Directed by Anna Boden & Ryan Fleck
Written by Anna Boden & Ryan Fleck & Geneva Robertson-Dworet
Much has been made of this film being the first Marvel film in their Cinematic Universe to feature a woman in the leading role. There was praise for it being such, and then internet backlash from #MadOnline fanboys who seems to ruin everything for everyone. These types are often the vocal minority, and I expect this Marvel monster to still do quite well at the box office and fit nicely into the greater story being told by Marvel and producer Kevin Feige, who has masterfully crafted this interconnected universe. But what a great opportunity for Marvel and specifically Brie Larson to bring this type of story to the world where little girls can look up and see a female superhero. It likely won’t have the same cultural impact as Black Panther did last year, but it’s not an insignificant entry into the MCU.
The Kree civilization is threatened by the movements of the nomad Skrull civilization, which prompts a mission from Kree soldiers, led by Yon-Rogg (Jude Law) and featuring Vers (Brie Larson) on her first ever mission. When things go south, Vers ends up on 1990s Earth where she begins searching for the mysterious Dr. Wendy Lawson (Annette Bening) with the help of S.H.I.E.L.D agent Fury (Samuel L. Jackson). As they race against the Skrull (Ben Mendelsohn), and await the help of Yon-Rogg and the other Kree, Vers begins to unravel her forgotten past which includes a life as a pilot where she knew Dr. Lawson, was best friends with Maria Rambeau (Lashana Lynch) and was known as Carol Danvers.
Captain Marvel is not the cinematic achievement or event that Black Panther was a year ago, but that is a high bar to cross. It is however a very good film with a lot going for it, even if it also has its flaws. Casting Brie Larson, and actress I absolutely adore, was the perfect choice. Her talents were starving for a chance at a mainstream, blockbuster type role to boost her to stardom. Her performance in Room may have netted her an Oscar win, but she deserves to be mentioned in the conversation with the likes of Jennifer Lawrence when it comes to great young actresses. She performs admirably here and really feels at home in the role. She is given few chances to really shine with the prefabricated script doing most of the work, but her energy matches pretty perfectly with what is at the heart of Captain Marvel the character.

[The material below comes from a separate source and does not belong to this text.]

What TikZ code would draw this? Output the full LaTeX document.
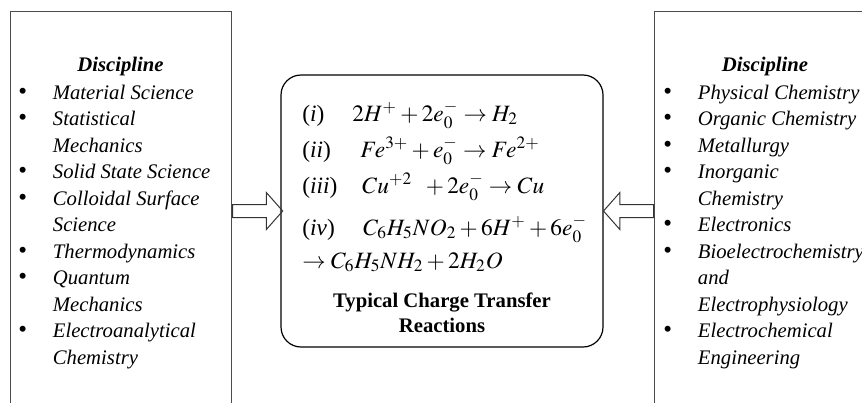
\documentclass[tikz,border=0pt]{standalone}
\usepackage{mathptmx}
\usepackage{fontspec}
\setmainfont{Liberation Serif}
\usetikzlibrary{shapes.arrows}

\newcommand{\discbullet}{{\upshape\fontsize{12.5}{12.5}\selectfont\textbullet}}

\begin{document}
\begin{tikzpicture}[x=0.5pt,y=-0.5pt,
    font=\fontsize{10.35}{13.25}\selectfont,
    disc box/.style={draw=black!70,line width=0.6pt,anchor=north west,inner sep=0pt,
                     minimum width=110.5pt,minimum height=210pt},
    disc head/.style={anchor=base,inner sep=0pt,font=\fontsize{10.35}{13.25}\selectfont\bfseries\itshape},
    disc list/.style={anchor=base west,inner sep=0pt,font=\fontsize{10.35}{13.25}\selectfont\itshape},
    react box/.style={draw=black,line width=0.6pt,rounded corners=10pt,
                      minimum width=161pt,minimum height=136pt},
    react line/.style={anchor=base west,inner sep=0pt,font=\fontsize{11.7}{14}\selectfont},
    react title/.style={anchor=base,inner sep=0pt,align=center,
                        font=\fontsize{10.35}{12.5}\selectfont\bfseries},
    block arrow/.style={single arrow,draw=black!80,line width=0.5pt,anchor=tail,inner sep=3pt,
                        minimum height=25pt,single arrow head extend=6pt,
                        single arrow tip angle=97,single arrow head indent=0pt}]

\useasboundingbox (0,0) rectangle (862,402);

% left discipline box
\node[disc box] (lbox) at (10,11) {};
\node[disc head] (lhead) at (120.5,71) {Discipline};
\node[disc list] (llist) at (18,99) {\begin{tabular}[t]{@{}p{17.25pt}@{}l@{}}
  \discbullet & Material Science\\
  \discbullet & Statistical\\
              & Mechanics\\
  \discbullet & Solid State Science\\
  \discbullet & Colloidal Surface\\
              & Science\\
  \discbullet & Thermodynamics\\
  \discbullet & Quantum\\
              & Mechanics\\
  \discbullet & Electroanalytical\\
              & Chemistry
\end{tabular}};

% right discipline box
\node[disc box] (rbox) at (654,11) {};
\node[disc head] (rhead) at (765,71) {Discipline};
\node[disc list] (rlist) at (663,99) {\begin{tabular}[t]{@{}p{17.25pt}@{}l@{}}
  \discbullet & Physical Chemistry\\
  \discbullet & Organic Chemistry\\
  \discbullet & Metallurgy\\
  \discbullet & Inorganic\\
              & Chemistry\\
  \discbullet & Electronics\\
  \discbullet & Bioelectrochemistry\\
              & and\\
              & Electrophysiology\\
  \discbullet & Electrochemical\\
              & Engineering
\end{tabular}};

% reactions in the middle
\node[react box] (react) at (442,211) {};
\node[react line] (r1) at (302,121) {\makebox[25pt][l]{(\textit{i})}$2H^{+}+2e_{0}^{-}\rightarrow H_{2}$};
\node[react line] (r2) at (302,157) {\makebox[29pt][l]{(\textit{ii})}$Fe^{3+}+e_{0}^{-}\rightarrow Fe^{2+}$};
\node[react line] (r3) at (302,193) {\makebox[30pt][l]{(\textit{iii})}$Cu^{+2}\;\;+2e_{0}^{-}\rightarrow Cu$};
\node[react line] (r4) at (302,235) {\makebox[30.5pt][l]{(\textit{iv})}$C_{6}H_{5}NO_{2}+6H^{+}+6e_{0}^{-}$};
\node[react line] (r5) at (302,268) {$\rightarrow C_{6}H_{5}NH_{2}+2H_{2}O$};
\node[react title] (rtitle) at (442,332) {Typical Charge Transfer\\Reactions};

% hollow arrows into the middle box
\node[block arrow] (larrow) at (lbox.east |- react) {};
\node[block arrow,shape border rotate=180] (rarrow) at (rbox.west |- react) {};

\end{tikzpicture}
\end{document}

Where I felt the film went wrong a little bit was just how much the filmmakers felt they needed to wink at the audience, whether it was with the patented Marvel-brand humor which felt much more delivered and less natural this time out than usual, though often not any less funny, or it was the forced 90s cultural references which had the fanboy nerd beside me awkwardly applauding each time something he recognized from the past came on screen. That’s what Marvel was hoping to accomplish, I assume, but it felt a little shoe-horned in and again, not naturally delivered. Having the film set in the past was another minor annoyance, which made the film feel like the studio was playing catch-up in time for Captain Marvel to come in and save the day in the upcoming Avengers: Endgame, which is honestly fine. I am sure Feige and Marvel have had this all planned out for quite a while.
Overall, I was impressed with the general ambition of the film, as it deviated a lot from the standard Marvel formula with how it played with Carol’s memories and the timeline of the film. Otherwise, the formula remained much the same. Lashana Lynch was a pleasant surprise as well. Largely a newcomer, she quickly impressed me with her performance. As for the female empowerment aspect of the film, it worked, really well. At times it felt like the filmmakers were cramming it down our throat a little bit, but it’s about damn time we see a film that shows a strong, female lead who is independent, powerful and doesn’t need the help or approval of any men in her life. This is pulled off really well. I will certainly recommend this to any and all Marvel films and any parents who want to introduce their daughters to a positive role model. It won’t set the world on fire with its artistic and creative achievement, but it’s an important entry into the MCU, and sets up next month’s Avengers: Endgame quite well.